Perhaps for these reasons, the mayor’s office focused less on the health aspects of a decrease in soda consumption, instead presenting the tax as an opportunity to fund education for young children through universal prekindergarten.

“The tax was being sold politically as a tax to fund universal pre-k in Philadelphia," Nursing professor Karen Glanz said. "It wasn’t being sold as just a health-related tax.” 

Glanz, who holds a secondary appointment in the Perelman School of Medicine, is also a senior fellow at Penn’s Leonard Davis Institute of Health Economics.

“[Healthy childhood and early childhood education] are causes that very few people can look at and say, ‘I don’t want little kids to be educated,’” she said. “It’s much easier for people to argue against a public health measure, because they can interpret it as ‘oh, you’re trying to take away my free choice.’”

But even the proposal for universal prekindergarten has not received universal support.

“What is pre-k? You can’t tell me what it is in the sense of what the city’s doing, I couldn’t tell you what it is, because the mayor hasn’t said what it is,” Oh said. “They’re working on it now.”

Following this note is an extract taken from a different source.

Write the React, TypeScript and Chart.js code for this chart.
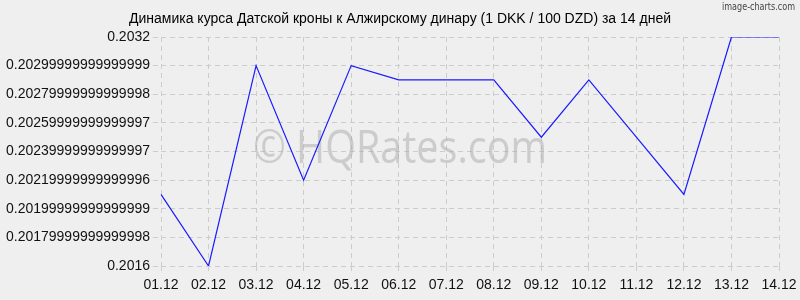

“We knew from the beginning that although it was called universal pre-k, that it was not going to be universal,” he continued. “We could not afford universal pre-k. So the question is, who is it for? And, when will they receive the services?"

While the mayor’s office has not released specific plans for how the prekindergarten program will be structured, education advocates are hopeful that instituting such early childhood programs will improve student outcomes.

“From a broad perspective of what we know about the social determinants of health … education and a decent living income are very important from the early stage on up,” Glanz said. “There are quite a few studies now that [show] things like pre-school education … rates are associated with better quality of life and better health later in life.”